🤖 AI Summary
This work addresses the challenge of generating high-precision dense depth maps from monocular images for high-fidelity Gaussian Splatting (GS) rendering in large-scale scenes. To this end, we propose an end-to-end depth optimization framework that jointly fuses sparse but accurate depth estimates from visual-inertial Structure-from-Motion (SfM) with dense yet coarse depth predictions from large foundation models. Our method introduces two key innovations: (i) an object-level segmentation-guided depth propagation algorithm to preserve semantic and geometric coherence across static and dynamic objects, and (ii) a dynamic depth refinement module that adaptively corrects depth errors in motion-prone and structurally complex regions. Evaluated on both public and newly constructed large-scale datasets, our approach significantly improves geometric consistency and texture fidelity in novel-view synthesis. It outperforms state-of-the-art monocular GS methods, especially in scenes with intricate geometry and dynamic content.
📝 Abstract
VIM-GS is a Gaussian Splatting (GS) framework using monocular images for novel-view synthesis (NVS) in large scenes. GS typically requires accurate depth to initiate Gaussian ellipsoids using RGB-D/stereo cameras. Their limited depth sensing range makes it difficult for GS to work in large scenes.

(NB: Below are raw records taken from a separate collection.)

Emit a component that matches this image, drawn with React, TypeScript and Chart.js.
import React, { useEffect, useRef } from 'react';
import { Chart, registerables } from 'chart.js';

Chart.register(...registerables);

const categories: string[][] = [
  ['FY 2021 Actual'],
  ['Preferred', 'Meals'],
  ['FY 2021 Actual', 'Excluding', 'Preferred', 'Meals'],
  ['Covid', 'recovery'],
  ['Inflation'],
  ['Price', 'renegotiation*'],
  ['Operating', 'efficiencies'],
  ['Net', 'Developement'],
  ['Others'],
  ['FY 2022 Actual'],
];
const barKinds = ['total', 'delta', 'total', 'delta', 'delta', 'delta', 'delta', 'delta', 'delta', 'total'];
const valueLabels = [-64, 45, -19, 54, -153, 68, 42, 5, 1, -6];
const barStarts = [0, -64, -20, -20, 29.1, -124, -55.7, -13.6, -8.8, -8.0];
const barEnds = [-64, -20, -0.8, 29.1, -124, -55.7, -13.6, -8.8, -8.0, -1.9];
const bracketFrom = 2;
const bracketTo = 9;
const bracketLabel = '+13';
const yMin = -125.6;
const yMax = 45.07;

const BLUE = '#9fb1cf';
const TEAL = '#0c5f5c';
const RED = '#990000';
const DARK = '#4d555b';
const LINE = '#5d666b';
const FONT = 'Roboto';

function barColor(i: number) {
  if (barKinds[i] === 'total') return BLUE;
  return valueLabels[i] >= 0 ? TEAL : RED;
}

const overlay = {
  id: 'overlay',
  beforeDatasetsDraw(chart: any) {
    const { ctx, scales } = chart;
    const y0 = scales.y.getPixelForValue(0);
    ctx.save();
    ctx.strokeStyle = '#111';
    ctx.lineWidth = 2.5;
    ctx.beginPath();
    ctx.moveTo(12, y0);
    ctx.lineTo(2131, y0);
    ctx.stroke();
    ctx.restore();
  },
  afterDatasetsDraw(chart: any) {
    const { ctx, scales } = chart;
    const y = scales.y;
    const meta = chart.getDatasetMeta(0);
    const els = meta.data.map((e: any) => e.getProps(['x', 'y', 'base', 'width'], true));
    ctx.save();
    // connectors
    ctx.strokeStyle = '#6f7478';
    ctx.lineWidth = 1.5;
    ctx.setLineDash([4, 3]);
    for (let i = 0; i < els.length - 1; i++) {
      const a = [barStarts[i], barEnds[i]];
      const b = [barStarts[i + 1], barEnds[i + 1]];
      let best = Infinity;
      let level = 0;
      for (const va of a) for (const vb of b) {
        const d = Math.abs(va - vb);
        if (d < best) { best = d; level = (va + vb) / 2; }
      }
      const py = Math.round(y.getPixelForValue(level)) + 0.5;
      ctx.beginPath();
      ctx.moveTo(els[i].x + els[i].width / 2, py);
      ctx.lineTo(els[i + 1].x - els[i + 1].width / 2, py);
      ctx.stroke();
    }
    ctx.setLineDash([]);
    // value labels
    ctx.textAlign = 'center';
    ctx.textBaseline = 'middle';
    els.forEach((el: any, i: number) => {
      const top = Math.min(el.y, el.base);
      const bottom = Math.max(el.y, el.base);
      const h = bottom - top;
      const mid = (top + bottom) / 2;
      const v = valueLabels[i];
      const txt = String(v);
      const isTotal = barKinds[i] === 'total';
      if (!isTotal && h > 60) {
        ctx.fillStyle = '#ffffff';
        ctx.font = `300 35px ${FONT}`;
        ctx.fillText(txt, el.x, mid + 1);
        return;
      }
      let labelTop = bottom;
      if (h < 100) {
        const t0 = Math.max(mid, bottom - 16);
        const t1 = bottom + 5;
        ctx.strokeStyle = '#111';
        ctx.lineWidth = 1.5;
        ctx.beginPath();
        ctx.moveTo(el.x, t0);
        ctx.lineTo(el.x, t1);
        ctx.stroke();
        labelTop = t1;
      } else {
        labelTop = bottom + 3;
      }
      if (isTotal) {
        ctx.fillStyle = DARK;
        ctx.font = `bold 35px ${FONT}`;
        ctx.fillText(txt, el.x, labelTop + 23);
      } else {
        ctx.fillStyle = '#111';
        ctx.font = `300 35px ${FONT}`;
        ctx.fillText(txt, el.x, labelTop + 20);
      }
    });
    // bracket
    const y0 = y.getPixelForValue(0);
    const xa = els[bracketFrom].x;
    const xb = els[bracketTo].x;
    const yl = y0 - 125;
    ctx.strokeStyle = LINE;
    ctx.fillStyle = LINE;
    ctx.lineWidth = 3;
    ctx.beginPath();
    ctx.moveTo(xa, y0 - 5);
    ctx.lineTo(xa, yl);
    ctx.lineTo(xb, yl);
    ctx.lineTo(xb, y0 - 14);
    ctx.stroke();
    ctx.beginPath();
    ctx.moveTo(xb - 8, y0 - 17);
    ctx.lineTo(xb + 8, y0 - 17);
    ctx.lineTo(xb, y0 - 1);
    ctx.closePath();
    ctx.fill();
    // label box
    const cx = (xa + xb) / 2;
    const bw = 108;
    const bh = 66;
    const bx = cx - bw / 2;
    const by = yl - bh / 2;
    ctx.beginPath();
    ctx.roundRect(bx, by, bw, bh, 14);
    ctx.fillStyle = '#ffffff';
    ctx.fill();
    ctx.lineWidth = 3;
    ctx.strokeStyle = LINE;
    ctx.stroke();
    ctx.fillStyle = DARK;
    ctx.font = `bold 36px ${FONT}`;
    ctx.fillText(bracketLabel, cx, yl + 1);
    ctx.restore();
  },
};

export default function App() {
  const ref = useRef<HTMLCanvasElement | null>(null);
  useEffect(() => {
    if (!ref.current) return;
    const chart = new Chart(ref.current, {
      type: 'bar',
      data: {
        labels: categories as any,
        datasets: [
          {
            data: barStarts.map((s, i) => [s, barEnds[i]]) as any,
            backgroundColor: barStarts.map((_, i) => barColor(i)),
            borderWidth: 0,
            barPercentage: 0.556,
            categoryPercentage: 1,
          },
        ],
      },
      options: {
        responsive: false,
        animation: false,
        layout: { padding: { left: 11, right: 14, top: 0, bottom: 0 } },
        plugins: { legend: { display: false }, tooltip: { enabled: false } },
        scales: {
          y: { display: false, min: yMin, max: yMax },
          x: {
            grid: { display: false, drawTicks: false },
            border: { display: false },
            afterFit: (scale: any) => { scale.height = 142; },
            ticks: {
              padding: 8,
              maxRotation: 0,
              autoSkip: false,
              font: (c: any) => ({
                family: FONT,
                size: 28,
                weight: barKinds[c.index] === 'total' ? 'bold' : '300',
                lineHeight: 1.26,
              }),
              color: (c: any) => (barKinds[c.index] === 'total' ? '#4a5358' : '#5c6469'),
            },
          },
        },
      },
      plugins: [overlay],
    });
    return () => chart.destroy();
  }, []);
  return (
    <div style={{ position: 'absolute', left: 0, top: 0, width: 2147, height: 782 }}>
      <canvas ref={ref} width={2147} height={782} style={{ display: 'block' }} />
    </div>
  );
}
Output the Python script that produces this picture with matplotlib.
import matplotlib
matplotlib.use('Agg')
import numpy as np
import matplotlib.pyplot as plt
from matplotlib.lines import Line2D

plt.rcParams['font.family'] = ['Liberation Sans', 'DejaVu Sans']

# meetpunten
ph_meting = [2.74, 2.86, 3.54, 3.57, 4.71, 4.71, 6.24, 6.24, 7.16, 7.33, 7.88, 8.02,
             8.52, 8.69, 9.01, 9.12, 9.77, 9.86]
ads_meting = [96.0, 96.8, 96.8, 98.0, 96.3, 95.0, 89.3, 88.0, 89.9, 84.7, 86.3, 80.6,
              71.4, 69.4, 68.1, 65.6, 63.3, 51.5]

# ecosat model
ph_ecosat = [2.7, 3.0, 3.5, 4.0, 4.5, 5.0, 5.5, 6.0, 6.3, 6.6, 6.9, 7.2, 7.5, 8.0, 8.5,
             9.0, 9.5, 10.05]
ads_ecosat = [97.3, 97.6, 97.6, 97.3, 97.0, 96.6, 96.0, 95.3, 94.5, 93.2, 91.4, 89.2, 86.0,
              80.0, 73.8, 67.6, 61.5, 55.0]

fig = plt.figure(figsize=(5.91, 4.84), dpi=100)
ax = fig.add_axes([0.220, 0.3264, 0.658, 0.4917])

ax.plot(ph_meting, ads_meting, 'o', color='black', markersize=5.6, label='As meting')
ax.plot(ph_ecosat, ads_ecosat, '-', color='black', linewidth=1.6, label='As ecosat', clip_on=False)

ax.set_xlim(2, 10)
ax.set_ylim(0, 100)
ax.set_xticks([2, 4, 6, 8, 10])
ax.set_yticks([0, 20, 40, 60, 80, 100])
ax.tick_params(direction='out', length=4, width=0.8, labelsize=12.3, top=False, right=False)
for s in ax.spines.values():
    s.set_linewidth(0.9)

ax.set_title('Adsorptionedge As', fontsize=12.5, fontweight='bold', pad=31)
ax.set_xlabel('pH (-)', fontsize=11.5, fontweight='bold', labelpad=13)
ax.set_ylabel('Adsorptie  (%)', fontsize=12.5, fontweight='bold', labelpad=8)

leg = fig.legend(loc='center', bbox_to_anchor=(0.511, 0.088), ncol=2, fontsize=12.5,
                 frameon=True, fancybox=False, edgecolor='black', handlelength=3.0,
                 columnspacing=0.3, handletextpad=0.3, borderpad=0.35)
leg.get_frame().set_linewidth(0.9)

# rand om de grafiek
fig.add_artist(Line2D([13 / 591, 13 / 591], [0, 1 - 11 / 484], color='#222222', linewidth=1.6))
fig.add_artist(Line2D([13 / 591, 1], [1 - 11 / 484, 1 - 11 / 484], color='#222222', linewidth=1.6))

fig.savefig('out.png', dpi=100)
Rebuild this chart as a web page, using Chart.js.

Monocular images, however, lack depth to guide the learning and lead to inferior NVS results. Although large foundation models (LFMs) for monocular depth estimation are available, they suffer from cross-frame inconsistency, inaccuracy for distant scenes, and ambiguity in deceptive texture cues. This paper aims to generate dense, accurate depth images from monocular RGB inputs for high-definite GS rendering. The key idea is to leverage the accurate but sparse depth from visual-inertial Structure-from-Motion (SfM) to refine the dense but coarse depth from LFMs. To bridge the sparse input and dense output, we propose an object-segmented depth propagation algorithm that renders the depth of pixels of structured objects. Then we develop a dynamic depth refinement module to handle the crippled SfM depth of dynamic objects and refine the coarse LFM depth. Experiments using public and customized datasets demonstrate the superior rendering quality of VIM-GS in large scenes.